Stanley “Buckwheat” Dural, Jr. was born in Lafayette, Louisiana in 1947. He acquired his nickname because, with his braided hair, he looked like Buckwheat from The Little Rascals. His father was an accomplished, non-professional traditional Creole accordion player, but young Buckwheat preferred listening to and playing R&B. He became proficient at the organ, and by the late 1950s was backing Joe Tex, Clarence “Gatemouth” Brown and many others. In 1971 he formed Buckwheat and The Hitchhikers, a 15-piece funk and soul band. They were a local sensation and found success with the single, “It’s Hard To Get,” recorded for a local Louisiana-based label. Never a traditional zydeco fan when growing up, Buckwheat nonetheless accepted an invitation in 1976 to join Clifton Chenier’s Red Hot Louisiana Band as organist. He quickly discovered the joy and power of zydeco music, and marveled at the effect the music had on the audience. “Everywhere, people young and old just loved zydeco music,” Buckwheat says. “I had so much fun playing that first night with Clifton. We played for four hours and I wasn’t ready to quit.”

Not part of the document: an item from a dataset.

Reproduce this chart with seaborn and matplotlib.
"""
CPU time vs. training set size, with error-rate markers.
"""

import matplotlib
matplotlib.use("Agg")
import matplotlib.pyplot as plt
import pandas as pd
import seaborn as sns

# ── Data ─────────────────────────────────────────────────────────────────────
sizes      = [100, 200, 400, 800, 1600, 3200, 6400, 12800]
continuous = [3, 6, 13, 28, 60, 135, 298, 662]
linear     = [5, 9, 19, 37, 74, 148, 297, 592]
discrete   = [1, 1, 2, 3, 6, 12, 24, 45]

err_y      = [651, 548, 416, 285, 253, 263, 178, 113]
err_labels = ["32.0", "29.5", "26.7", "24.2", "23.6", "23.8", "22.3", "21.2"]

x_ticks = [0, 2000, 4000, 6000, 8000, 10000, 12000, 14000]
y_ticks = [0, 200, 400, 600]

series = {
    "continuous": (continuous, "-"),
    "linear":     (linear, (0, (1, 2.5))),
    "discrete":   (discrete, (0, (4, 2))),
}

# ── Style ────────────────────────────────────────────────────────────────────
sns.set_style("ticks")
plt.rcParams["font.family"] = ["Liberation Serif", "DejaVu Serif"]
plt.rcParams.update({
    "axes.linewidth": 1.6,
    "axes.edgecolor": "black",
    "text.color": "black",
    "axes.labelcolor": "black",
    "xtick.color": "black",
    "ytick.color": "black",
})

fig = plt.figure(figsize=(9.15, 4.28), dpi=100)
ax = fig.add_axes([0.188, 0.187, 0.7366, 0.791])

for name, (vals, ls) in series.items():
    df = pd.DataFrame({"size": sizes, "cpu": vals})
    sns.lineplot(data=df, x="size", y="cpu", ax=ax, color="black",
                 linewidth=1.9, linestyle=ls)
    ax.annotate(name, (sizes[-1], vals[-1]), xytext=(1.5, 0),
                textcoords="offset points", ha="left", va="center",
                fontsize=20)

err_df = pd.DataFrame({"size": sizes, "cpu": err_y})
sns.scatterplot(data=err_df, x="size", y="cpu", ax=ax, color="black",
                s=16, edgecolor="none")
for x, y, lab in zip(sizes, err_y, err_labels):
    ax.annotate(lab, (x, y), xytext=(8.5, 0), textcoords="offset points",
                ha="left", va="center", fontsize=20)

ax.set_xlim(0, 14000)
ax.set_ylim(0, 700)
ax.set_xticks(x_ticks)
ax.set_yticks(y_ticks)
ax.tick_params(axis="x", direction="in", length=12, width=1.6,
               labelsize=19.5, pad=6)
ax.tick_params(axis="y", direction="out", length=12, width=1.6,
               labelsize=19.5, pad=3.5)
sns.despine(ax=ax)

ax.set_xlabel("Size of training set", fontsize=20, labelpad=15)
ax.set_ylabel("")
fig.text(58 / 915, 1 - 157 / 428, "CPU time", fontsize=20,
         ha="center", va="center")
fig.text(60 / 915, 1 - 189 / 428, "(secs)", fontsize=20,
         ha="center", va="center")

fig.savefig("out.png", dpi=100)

Buckwheat’s relationship with the legendary Chenier led him to take up the accordion in 1978. After woodshedding for a year, he felt ready to start his own band under the name Buckwheat Zydeco, and began his recording career with the small Blues Unlimited label. By the mid-1980s there were more offers to perform than he could possibly accept. Recordings for Black Top and Rounder followed before Buckwheat befriended New York-based journalist Ted Fox, who championed Buckwheat to Chris Blackwell at Island Records in 1986. Buckwheat Zydeco signed a five-record deal and Fox became and still remains his manager. The success of these records kept Buckwheat Zydeco on the road and in constant demand.
In 1988, Eric Clapton invited the band to open his North American tour as well as his 12-night stand at London’s Royal Albert Hall. As even more doors opened, Buckwheat found himself sharing stages and/or recording with Keith Richards, Robert Plant, Willie Nelson, Mavis Staples, David Hidalgo, Dwight Yoakam, Paul Simon, Ry Cooder and many others, including indie music stalwarts Yo La Tengo on the soundtrack to the Bob Dylan bio-pic, I’m Not There. His music has been featured in films ranging from The Waterboy, The Big Easy, Fletch Lives and Hard Target to name a few. BET’s #1-rated show, Comic View, used his live version of What You Gonna Do? as theme music for the program’s 10th anniversary “Pardi Gras” season. He even wrote and performed the theme music for the PBS television series Pierre Franey’s Cooking In America. Buckwheat won an Emmy for his music in the CBS TV movie, Pistol Pete: The Life And Times Of Pete Maravich. Buckwheat Zydeco has played just about every major music festival in the world, including the New Orleans Jazz & Heritage Festival (numerous times), Newport Folk Festival, Summerfest, San Diego Street Scene, Bumbershoot, Montreaux Jazz Festival and countless others.